Berzarin’s 5th Shock, supported by 12th Guards and 11th Tank Corps, drove on into Kaulsdorf, Biesdorf and towards Karlshorst, cutting into the eastern defences. Chuikov’s 8th Guards, with Katukov’s tank army, ran into heavy opposition at Erkner and Petershagen, but in the afternoon of 22 April the infantry and tanks had reached the river Dahme, with the right flank fighting in the woods east of Mahlsdorf and Uhlenhorst. Ahead lay the Spree, with an assault crossing planned for 23 April under cover of a thirty-minute artillery barrage. Tank army commander Katukov during the course of the day received a bizarre and disconcerting call from one of his corps commanders, Babadzhanyan, who reported that he had some Japanese on his hands. An incredulous Katukov repeated ‘Japanese’ in dazed tones, only to be told that Soviet tank troops had run into a Japanese mission near Erkner; Katukov, who found himself burdened with a number of diplomatic incidents that day, instructed Babadzhanyan to bring the Japanese to his
HQ
at once. Then there was the affair of the mineral water: scorched and thirsty Soviet troops had ‘liberated’ several cases of mineral water from a neutral embassy, gulping it all down, only to have protests rain down on the head of the army commander. Katukov could only wonder what mean attitude prompted protests like this.

Meanwhile Berlin burned, raked by Soviet guns and torn into sprawling ruins by Soviet assault squads, blasting their own passage. Lelyushenko’s 4th Guards tanks, driving on relentlessly, swept along on their south-westerly path and on 22 April were only twenty miles from Perkhorovich’s 47th Army hammering down from the north, closing a giant outer encirclement round the city to the west. Crashing on its way to the west, 5th Guards Mechanized Corps suddenly came upon another German concentration camp at Treuenbrietzen holding large numbers of Allied prisoners of war; Red Army Lieutenant Zharchinskii leading a reconnaissance group opened fire on the
SS
guards and was himself mortally wounded in the exchange of fire, but in a final gallant last stand he cut down the camp commandant and could see German resistance collapsing. Among the liberated prisoners was Maj.-Gen. Otto Ruge, commander of the Norwegian Army. Picking up speed, 5th Mechanized raced on to Jüterborg and drove on to an aerodrome packed with aircraft (144 damaged machines, 362 aircraft engines and 3,000 bombs, all duly handed over to the 9th Guards Fighter Division), colliding with a German division in the process of forming up on the Jüterborg Parade Ground.

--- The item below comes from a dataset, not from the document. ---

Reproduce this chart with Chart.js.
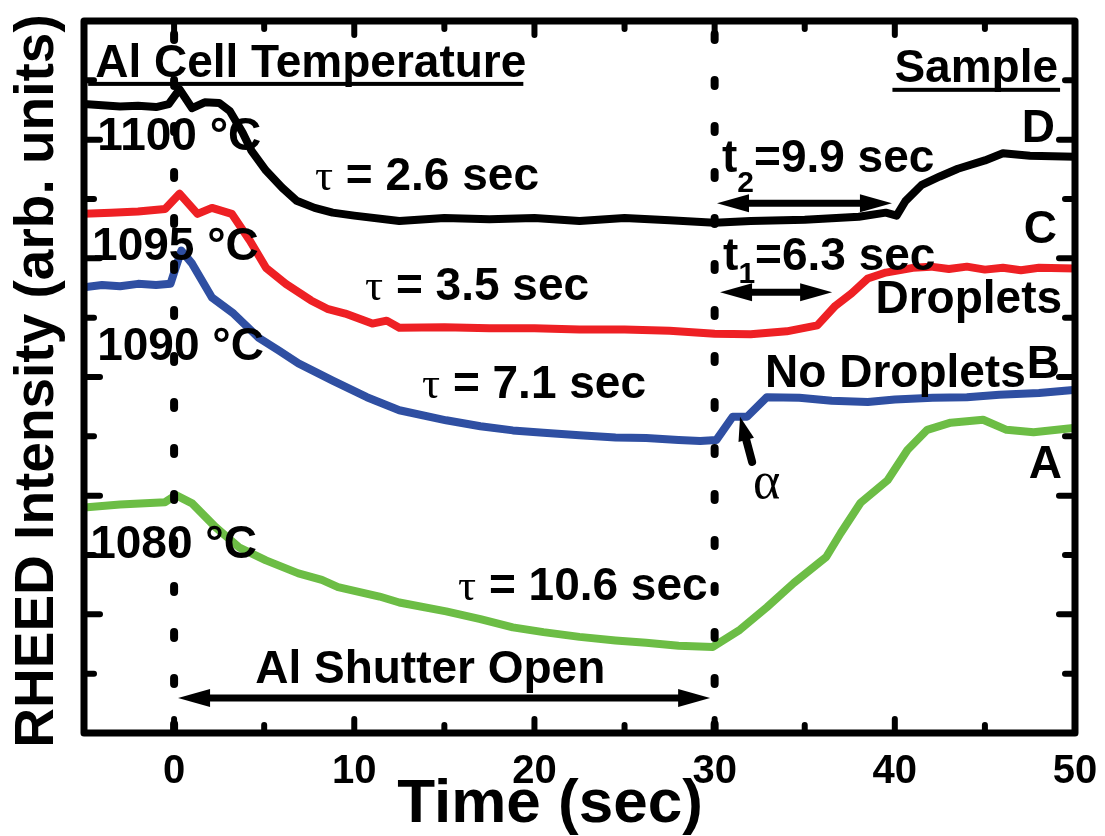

The sudden appearance of Soviet tanks sent men and machines scattering in all directions, though the guns fell at once into the hands of the Russians. With the Beelitz–Treuenbrietzen line in their hands, Soviet tanks continued to drive forward and once in the area of Saarmund there was every prospect of closing on Potsdam and Brandenburg—and completing the encirclement
of the city, as well as sealing it off from any attempt to mount a relief attack from the west.